Appleby also engages with the West/Islam ‘clash of civilisations’, in which she refers to the distaste and incomprehension of Western capitalism because of those who have powerful ties of rituals and shared beliefs that travel back centuries. She states that ‘these (capitalist) preoccupations of ours are as distasteful to them as they were to men and women in sixteenth-century Europe’, which can be read as being that we in the West have ‘progressed’ far beyond Islamic nations because they are currently where we were all the way back in the sixteenth century. Except it is not as cut and dried as that, because she does not seem to rate capitalism as progression. Instead she implies that those countries, in which people live within religious structures and under particular religious strictures, have something far richer than capitalism.

Religion plays a large part in this history, not least because she has included many biblical allusions, as well as taking time to consider Weber’s seminal text, The Protestant Ethic and the Spirit of Capitalism. It is this link, between the rise of capitalism and the Puritans, who invested their work with religious reverence, which is emphasised for those unfamiliar with Weber.

A bland economic theory this is not. The Relentless Revolution is more of a story – the story of capitalism as a culture; how, where and why this particular culture spread when for four thousand years previously humans had got on well enough with day-to-day trading and bartering. Appleby takes great care to emphasise this distinction – trading did not capitalism make.

Yet, given that her focus is on England, I felt there was far too little on figures such as Queen Elizabeth I, who, in many ways, can be likened to that other arch capitalist, Margaret Thatcher.
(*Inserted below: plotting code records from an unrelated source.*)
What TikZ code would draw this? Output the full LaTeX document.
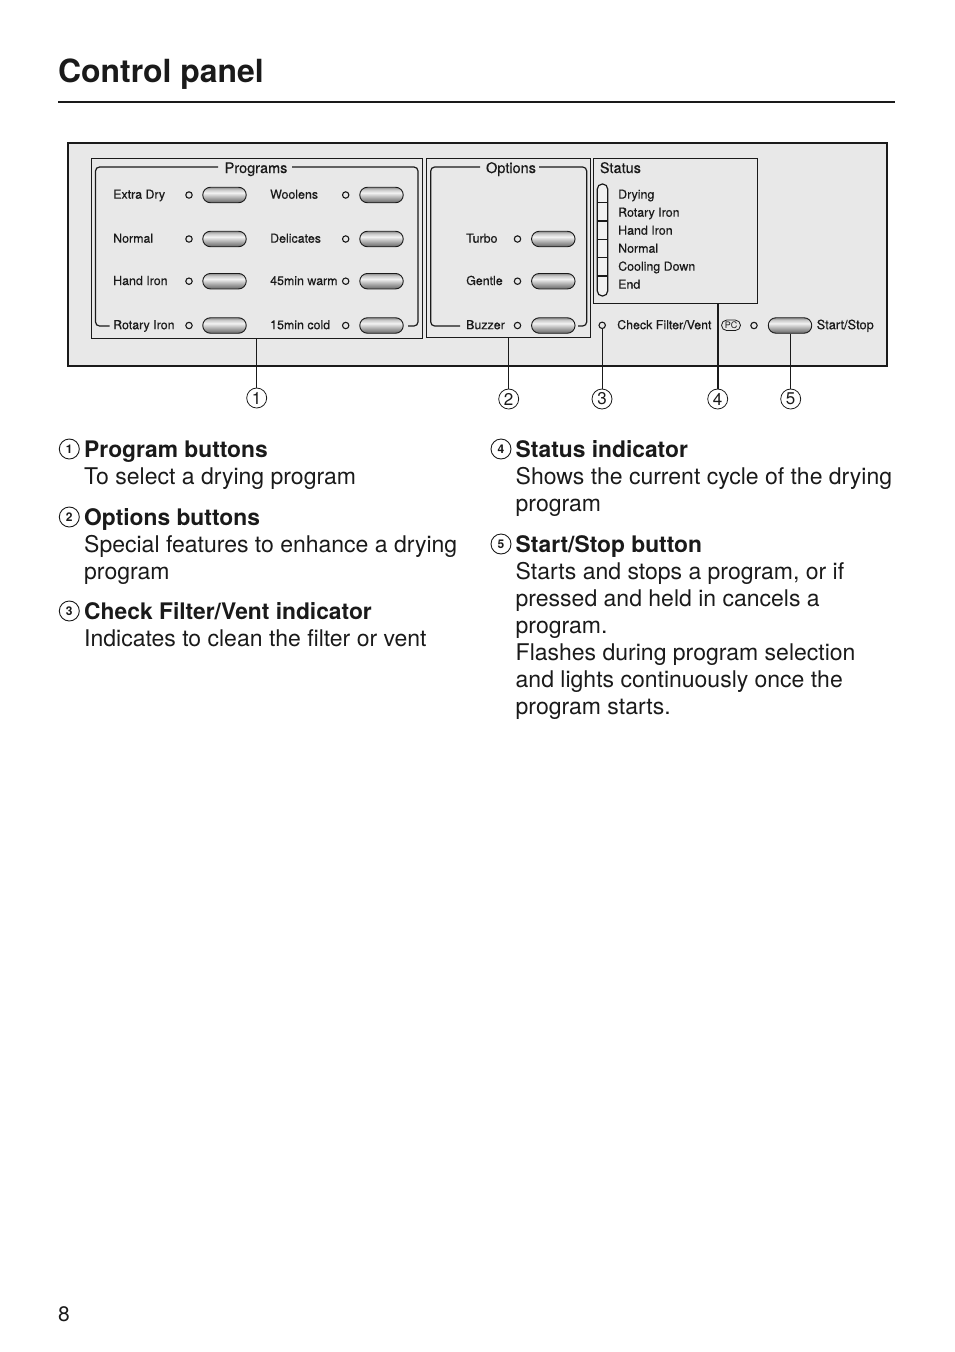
\documentclass[tikz,border=0pt]{standalone}
\usepackage{fontspec}
\setmainfont{TeX Gyre Heros}
\newfontface\panelfont[FakeBold=0.35]{TeX Gyre Heros}
\usetikzlibrary{shapes.misc,calc}
\definecolor{panelgray}{HTML}{E8E8E8}
\definecolor{ink}{HTML}{1A1A1A}
\pgfdeclareverticalshading{btnshade}{100bp}{
  color(0bp)=(black!60);color(25bp)=(black!60);color(40bp)=(black!35);color(57bp)=(black!5);color(68bp)=(black!22);color(75bp)=(black!45);color(100bp)=(black!45)}
\newcommand{\bh}[1]{{\fontsize{22.8}{27}\bfseries\selectfont #1}}
\tikzset{
  panelbox/.style={draw=ink,line width=2pt,fill=panelgray,anchor=north west,inner sep=0pt,outer sep=0pt},
  groupbox/.style={draw=ink,line width=.9pt,anchor=north west,inner sep=0pt,outer sep=0pt},
  bracket/.style={draw=ink,line width=1.2pt,rounded corners=4pt},
  btn/.style={rounded rectangle,draw=ink,line width=.9pt,shading=btnshade,minimum width=43.5pt,minimum height=15.5pt,inner sep=0pt},
  led/.style={circle,draw=ink,line width=1.1pt,minimum size=6.4pt,inner sep=0pt},
  plab/.style={anchor=base west,inner sep=0pt,text=ink,font=\panelfont\fontsize{12.4}{14}\selectfont},
  ptitle/.style={inner sep=0pt,text=ink,font=\panelfont\fontsize{14.5}{16}\selectfont},
  callout/.style={circle,draw=ink,line width=.8pt,minimum size=20pt,inner sep=0pt,text=ink,font=\fontsize{17}{19}\selectfont},
  leader/.style={draw=ink,line width=.9pt},
  numcirc/.style={circle,draw=ink,line width=.9pt,minimum size=20pt,inner sep=0pt,text=ink,font=\fontsize{12}{14}\bfseries\selectfont},
  block/.style={anchor=base west,inner sep=0pt,align=left,text=ink,font=\fontsize{23}{27}\selectfont},
}
\begin{document}
\begin{tikzpicture}[x=1pt,y=-1pt]
\useasboundingbox (0,0) rectangle (954,1352);
% heading
\node[anchor=base west,inner sep=0pt,text=ink,font=\fontsize{31.9}{36}\bfseries\selectfont] (title) at (58,82) {Control panel};
\coordinate (ruleL) at (58,101.5);
\coordinate (ruleR) at (895,101.5);
\draw[ink,line width=2pt] (ruleL) -- (ruleR);
% panel
\node[panelbox,minimum width=819.5pt,minimum height=223pt] (panel) at (67.5,143) {};
\node[groupbox,minimum width=331.5pt,minimum height=179.5pt] (prog) at (91,158.5) {};
\node[groupbox,minimum width=164pt,minimum height=179pt] (opt) at (426.7,158.5) {};
\node[groupbox,minimum width=164.4pt,minimum height=144.8pt] (stat) at (593.3,158.5) {};
% brackets
\draw[bracket] (109.5,326) -- (95.5,326) -- (95.5,167) -- (218,167);
\draw[bracket] (292,167) -- (418,167) -- (418,326) -- (408,326);
\draw[bracket] (460,326) -- (430.7,326) -- (430.7,167) -- (480,167);
\draw[bracket] (539,167) -- (586.7,167) -- (586.7,326) -- (578,326);
\node[ptitle,anchor=base] (tprog) at (256,173) {Programs};
\node[ptitle,anchor=base] (topt) at (511,173) {Options};
\node[ptitle,anchor=base west] (tstat) at (599.7,173) {Status};
% program rows
\node[btn] (b1) at (224.5,195) {}; \node[led] (l1) at (189,195) {}; \node[plab] at (113,198.7) {Extra Dry};
\node[btn] (b2) at (224.5,239) {}; \node[led] (l2) at (189,239) {}; \node[plab] at (113,242.7) {Normal};
\node[btn] (b3) at (224.5,281.2) {}; \node[led] (l3) at (189,281.2) {}; \node[plab] at (113,285) {Hand Iron};
\node[btn] (b4) at (224.5,325.5) {}; \node[led] (l4) at (189,325.5) {}; \node[plab] at (113,329.2) {Rotary Iron};
\node[btn] (b5) at (381.5,195) {}; \node[led] (l5) at (345.7,195) {}; \node[plab] at (270,198.7) {Woolens};
\node[btn] (b6) at (381.5,239) {}; \node[led] (l6) at (345.7,239) {}; \node[plab] at (270,242.7) {Delicates};
\node[btn] (b7) at (381.5,281.2) {}; \node[led] (l7) at (345.7,281.2) {}; \node[plab] at (270,285) {45min warm};
\node[btn] (b8) at (381.5,325.5) {}; \node[led] (l8) at (345.7,325.5) {}; \node[plab] at (270,329.2) {15min cold};
% option rows
\node[btn] (b9) at (553.3,239) {}; \node[led] (l9) at (517.5,239) {}; \node[plab] at (466,242.7) {Turbo};
\node[btn] (b10) at (553.3,281.2) {}; \node[led] (l10) at (517.5,281.2) {}; \node[plab] at (466,285) {Gentle};
\node[btn] (b11) at (553.3,325.5) {}; \node[led] (l11) at (517.5,325.5) {}; \node[plab] at (466,329.2) {Buzzer};
% status strip
\draw[ink,line width=1.2pt,rounded corners=5pt,fill=white!40!panelgray] (597.3,184) rectangle (607.7,296);
\draw[ink,line width=1.1pt] (597.3,202.7) -- (607.7,202.7) (597.3,221) -- (607.7,221) (597.3,239.3) -- (607.7,239.3) (597.3,257.7) -- (607.7,257.7) (597.3,276) -- (607.7,276);
\node[plab] at (618,198.7) {Drying};
\node[plab] at (618,216.7) {Rotary Iron};
\node[plab] at (618,234.7) {Hand Iron};
\node[plab] at (618,252.7) {Normal};
\node[plab] at (618,270.7) {Cooling Down};
\node[plab] at (618,288.7) {End};
% bottom row
\node[led] (lvent) at (602.2,325.3) {};
\node[plab] at (617,329.2) {Check Filter/Vent};
\node[draw=ink,line width=.8pt,rounded rectangle,minimum width=19pt,minimum height=10.5pt,inner sep=0pt,font=\fontsize{9}{10}\selectfont,text=ink] (pc) at (731,325.3) {PC};
\node[led] (lstart) at (754,325.5) {};
\node[btn] (bstart) at (790,325.5) {};
\node[plab,font=\panelfont\fontsize{12.8}{14}\selectfont] at (816.5,329.2) {Start/Stop};
% callouts
\node[callout] (c1) at (256.7,398) {1};
\node[callout] (c2) at (508.7,399) {2};
\node[callout] (c3) at (602,399) {3};
\node[callout] (c4) at (717.7,399) {4};
\node[callout] (c5) at (790.7,399) {5};
\draw[leader] (prog.south -| c1.north) -- (c1.north);
\draw[leader] (opt.south -| c2.north) -- (c2.north);
\draw[leader] (lvent.south -| c3.north) -- (c3.north);
\draw[leader,line width=1.8pt] (stat.south -| c4.north) -- (c4.north);
\draw[leader] (bstart.south -| c5.north) -- (c5.north);
% text
\node[numcirc] (n1) at (69.3,449) {1};
\node[block] (t1) at (84,484) {\bh{Program buttons}\\To select a drying program};
\node[numcirc] (n2) at (69.3,517) {2};
\node[block] (t2) at (84,579) {\bh{Options buttons}\\Special features to enhance a drying\\program};
\node[numcirc] (n3) at (69.3,611) {3};
\node[block] (t3) at (84,646) {\bh{Check Filter/Vent indicator}\\Indicates to clean the filter or vent};
\node[numcirc] (n4) at (501,449) {4};
\node[block] (t4) at (515.5,511) {\bh{Status indicator}\\Shows the current cycle of the drying\\program};
\node[numcirc] (n5) at (501,544) {5};
\node[block] (t5) at (515.5,714) {\bh{Start/Stop button}\\Starts and stops a program, or if\\pressed and held in cancels a\\program.\\Flashes during program selection\\and lights continuously once the\\program starts.};
\node[anchor=base west,inner sep=0pt,text=ink,font=\fontsize{21}{24}\selectfont] (page) at (58,1321) {8};
\end{tikzpicture}
\end{document}
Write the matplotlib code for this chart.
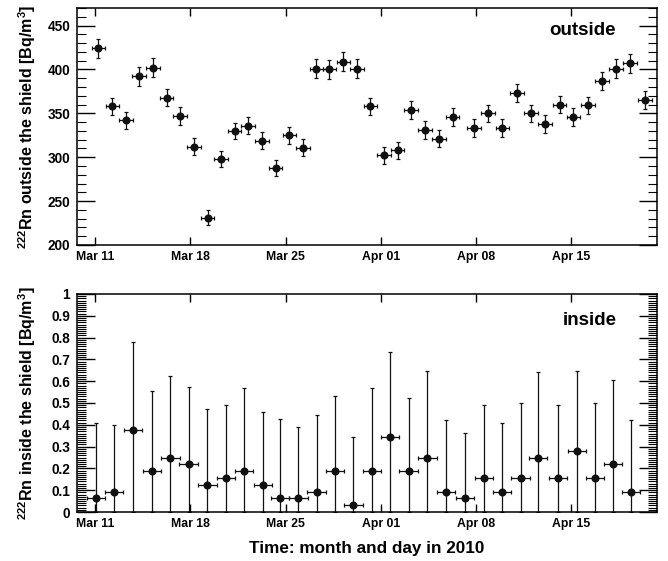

Appleby engaged with neither figure. Thatcher is mentioned just twice, compared to Elizabeth’s thrice. True, this is a history of capitalism, but that history cannot be told without those who validated and added to the ideology, and both these women, at different points in its development, most certainly did. Yet, she also takes care to cover those who made valiant attempts to play devil’s advocate where money was concerned. Shakespeare, who was at the cradle of capitalism as we know it today, used it as a motif in a number of his works, The Merchant of Venice being the prime example. There are also his recurrent motifs of the idyll of the forest – the neutral nature as the antidote to concerns of (court and) commerce and fortune-seeking. It is hardly surprising then, to realise that Marx was obsessed with Shakespeare – could recite him at the drop of a hat and would pepper conversations with Shakespearean allusions. Then came the French Revolution, the revolutions of 1848 that occurred throughout Europe, except, of course, here, where despite The Chartists using intelligent anti-capitalist arguments, encouraged by the works of the Romantics like Blake, Byron and Shelley, they were often ridiculed in the mainstream press. This is something that Appleby has not taken into consideration – the role of the media in ignoring, or particularly throughout the nineteenth century satirising, anti-capitalist discourses and movements, thereby sanctioning capitalism.

Overall, it all makes for a multi-stranded tale as rich as its subject. Yet, whilst Appleby has thankfully plumped for the qualitative over the quantitative, the book sadly lacks a real core that would have held it together to create a meaningful whole. There are also regular instances of clumsiness; alliteration is hardly appropriate in a book such as this, for instance, ‘The roles of culture, contingency, and coercion, so critically important in the history of capitalism’. Appleby also has an addiction to the exclamation mark, which can serve to cheapen important points!

At times, it is hard to tell what sort of book one is reading – there is simply so much information to digest. Two or more books could easily have been produced from this material – all covering different aspects. This very observation, in one way, only goes to show that Appleby is not as canny commercially as she is with matters historical.